One the most important considerations was creating a multiple orientation connector. In many of the invention's embodiments, the Lightning connector's pin arrangement and overall "tab" design are discussed. While each has its own pin layout, all point to a flattened part with two large surfaces flanked by two smaller surfaces, or sidewalls.
Contacts on the connector include a ground, multiple data signal pins and ID pins to denote orientation. The problem with creating an orientation agnostic design is how to facilitate the identification of each pin on the connector. To solve this dilemma, Apple disposed an ID module that is operatively coupled to the pin contact on the device side.

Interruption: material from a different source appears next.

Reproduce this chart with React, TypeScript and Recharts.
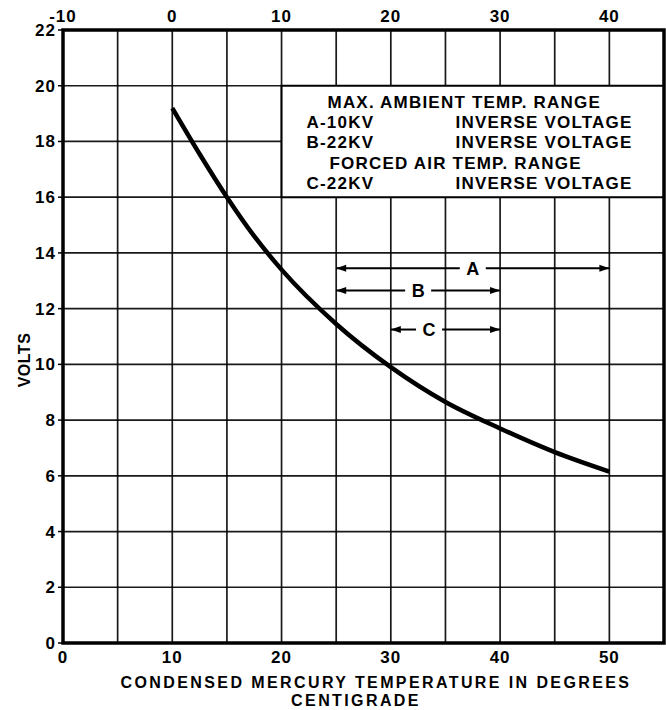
import React from "react";
import {
  LineChart,
  Line,
  XAxis,
  YAxis,
  CartesianGrid,
  ReferenceArea,
  ReferenceLine,
} from "recharts";

// curve: condensed mercury temperature (deg C) vs volts
const curveTemp = [10, 12.5, 15, 17.5, 20, 25, 30, 35, 40, 45, 50];
const curveVolts = [19.2, 17.55, 16.0, 14.6, 13.4, 11.45, 9.9, 8.65, 7.7, 6.85, 6.15];

// axis ticks
const bottomTicks = [0, 5, 10, 15, 20, 25, 30, 35, 40, 45, 50, 55];
const topTicks = [-10, 0, 10, 20, 30, 40];
const voltTicks = [0, 2, 4, 6, 8, 10, 12, 14, 16, 18, 20, 22];
const topOffset = 10; // upper scale reads 10 below the lower one

// temperature ranges drawn as arrows
const rangeNames = ["A", "B", "C"];
const rangeFrom = [25, 25, 30];
const rangeTo = [50, 40, 40];
const rangeVolts = [13.45, 12.65, 11.25];
const rangeLetterAt = [37.5, 32.5, 33.5];

// note box text
const noteLeft = ["", "A-10KV", "B-22KV", "", "C-22KV"];
const noteRight = ["", "INVERSE VOLTAGE", "INVERSE VOLTAGE", "", "INVERSE VOLTAGE"];
const noteHeads = ["MAX. AMBIENT TEMP. RANGE", "", "", "FORCED AIR TEMP. RANGE", ""];

const data = curveTemp.map((t, i) => ({ temp: t, volts: curveVolts[i] }));

const FONT = "'Liberation Sans', Arial, sans-serif";

const NoteLabel = (props: any) => {
  const { x, y } = props.viewBox;
  return (
    <g fontFamily={FONT} fontWeight="bold" fontSize={17} fill="#000" letterSpacing={1.2}>
      {noteHeads.map((h, i) => (
        <text key={"h" + i} x={x + (i === 0 ? 46 : 48)} y={y + 22 + i * 20.3}>
          {h}
        </text>
      ))}
      {noteLeft.map((t, i) => (
        <text key={"l" + i} x={x + 25} y={y + 22 + i * 20.3}>
          {t}
        </text>
      ))}
      {noteRight.map((t, i) => (
        <text key={"r" + i} x={x + 174} y={y + 22 + i * 20.3}>
          {t}
        </text>
      ))}
    </g>
  );
};

const rangeShape = (i: number) => (props: any) => {
  const { x1, y1, x2 } = props;
  const lx = x1 + ((rangeLetterAt[i] - rangeFrom[i]) / (rangeTo[i] - rangeFrom[i])) * (x2 - x1);
  const gap = 13;
  return (
    <g>
      <line x1={x1} y1={y1} x2={lx - gap} y2={y1} stroke="#000" strokeWidth={2} />
      <line x1={lx + gap} y1={y1} x2={x2} y2={y1} stroke="#000" strokeWidth={2} />
      <path d={`M${x1},${y1} L${x1 + 10},${y1 - 3.5} L${x1 + 10},${y1 + 3.5} Z`} fill="#000" />
      <path d={`M${x2},${y1} L${x2 - 10},${y1 - 3.5} L${x2 - 10},${y1 + 3.5} Z`} fill="#000" />
      <text
        x={lx}
        y={y1 + 6.5}
        textAnchor="middle"
        fontFamily={FONT}
        fontWeight="bold"
        fontSize={18}
        fill="#000"
      >
        {rangeNames[i]}
      </text>
    </g>
  );
};

const tickStyle = { fontFamily: FONT, fontWeight: "bold", fontSize: 17, fill: "#000", letterSpacing: 1 };

export default function App() {
  return (
    <div style={{ position: "absolute", left: 0, top: 0, background: "#fff" }}>
      <LineChart width={666} height={710} data={data} margin={{ top: 0, right: 2, bottom: 0, left: 0 }}>
        <CartesianGrid stroke="#000" strokeWidth={1.7} strokeOpacity={0.9} />
        <XAxis
          dataKey="temp"
          type="number"
          domain={[0, 55]}
          ticks={bottomTicks}
          tickFormatter={(v: number) => (v % 10 === 0 && v <= 50 ? String(v) : "")}
          tick={tickStyle}
          tickLine={false}
          axisLine={false}
          height={67}
          interval={0}
          label={() => (
            <g fontFamily={FONT} fontWeight="bold" fontSize={16} fill="#000" letterSpacing={2.4}>
              <text x={376} y={688} textAnchor="middle">
                CONDENSED MERCURY TEMPERATURE IN DEGREES
              </text>
              <text x={356} y={706} textAnchor="middle">
                CENTIGRADE
              </text>
            </g>
          )}
        />
        <XAxis
          xAxisId="top"
          orientation="top"
          dataKey={(d: any) => d.temp - topOffset}
          type="number"
          domain={[-10, 45]}
          allowDataOverflow
          ticks={topTicks}
          tick={tickStyle}
          tickLine={false}
          axisLine={false}
          height={30}
          interval={0}
        />
        <YAxis
          type="number"
          domain={[0, 22]}
          ticks={voltTicks}
          tick={tickStyle}
          tickLine={{ stroke: "#000", strokeWidth: 1.5 }}
          tickSize={5}
          axisLine={false}
          width={63}
          interval={0}
          label={() => (
            <text
              transform="translate(30,360) rotate(-90)"
              textAnchor="middle"
              fontFamily={FONT}
              fontWeight="bold"
              fontSize={16}
              fill="#000"
              letterSpacing={0.5}
            >
              VOLTS
            </text>
          )}
        />
        <ReferenceArea
          x1={20}
          x2={55}
          y1={16}
          y2={20}
          fill="#fff"
          fillOpacity={1}
          stroke="#000"
          strokeWidth={2}
          label={NoteLabel}
        />
        {rangeNames.map((n, i) => (
          <ReferenceLine
            key={n}
            segment={[
              { x: rangeFrom[i], y: rangeVolts[i] },
              { x: rangeTo[i], y: rangeVolts[i] },
            ]}
            shape={rangeShape(i)}
          />
        ))}
        <ReferenceArea x1={0} x2={55} y1={0} y2={22} fill="none" stroke="#000" strokeWidth={3.5} />
        <Line
          dataKey="volts"
          type="monotone"
          stroke="#000"
          strokeWidth={4.5}
          dot={false}
          isAnimationActive={false}
        />
      </LineChart>
    </div>
  );
}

In one embodiment, the invention calls for a set of rules regarding the location of data signal pins and ground contacts, with the positioning either mirrored on both sides of the tab, or disposed opposite each other. The wiring within the tab, which is consequently associated with the correct pinout, connects contacts on one side of the tab with its partner contact on the opposite side. However, it should be pointed out that two contacts, accessory ID and accessory power, are located kitty-corner to each other on opposing sides of the tab. This configuration allows for the dual orientation compatibility seen in Lightning.
The application goes on to explain the various electrical requirements needed to make the system work, including per-pin voltages and internal wiring. Also noted are manufacturing techniques to produce the new standard.
Apple's Lightning hardware patent was first filed for in November 2012 and credits Albert J.Golko, Eric S. Jol, Mathias W. Schmidt and Jeffrey J.Terlizzi as its inventors.
The two remaining patent applications (1, 2), both titled "Techniques for configuring contacts of a connector," deal with the dynamic assignment of pins on the connector by a host side identification system.
Basically, the properties describe the host and accessory systems needed to dynamically assign pins a certain role, whether it be as a data signal contact or a power contact.
According to the patent language, in one embodiment the contacts are configured by first detecting the mating of two conncectors. In response, the host unit sends a command through two host-side contacts and, depending on which returns a valid response is received, determines the orientation of the connector.
In operation, a switch for a first orientation detection contact is opened and a command signal is sent from the host device. If a viable signal is returned, which can be translated by the ID module, the orientation process stops and orientation is set. If, however, no signal is received, as would be the case if the connection is with a power line, the OD1 switch is closed and OD2 repeats the process.
As noted above, the accessory power and accessory communication contacts are located kitty-corner to one another, thus if an OD contact finds the accessory comm pin, the correct orientation of the connector can be deduced.
From this information, the remaining connectors can be dynamically assigned with correct power and data signal pathing.
After describing the hardware requirements, the filing goes into detail describing how the aforementioned ID module can be programmed with identification and configuration information to successfully communicate with the connector. An authentication module is used to serve up an encryption key routine with the host device, while a current regulator embedded in one of the ID chips can function as a voltage regulator.
The patent applications were filed for in November and December 2012, and credit Jeffrey Terlizzi, Scott Mullins, Alexei Kosut, and Jahan Minoo as their inventors.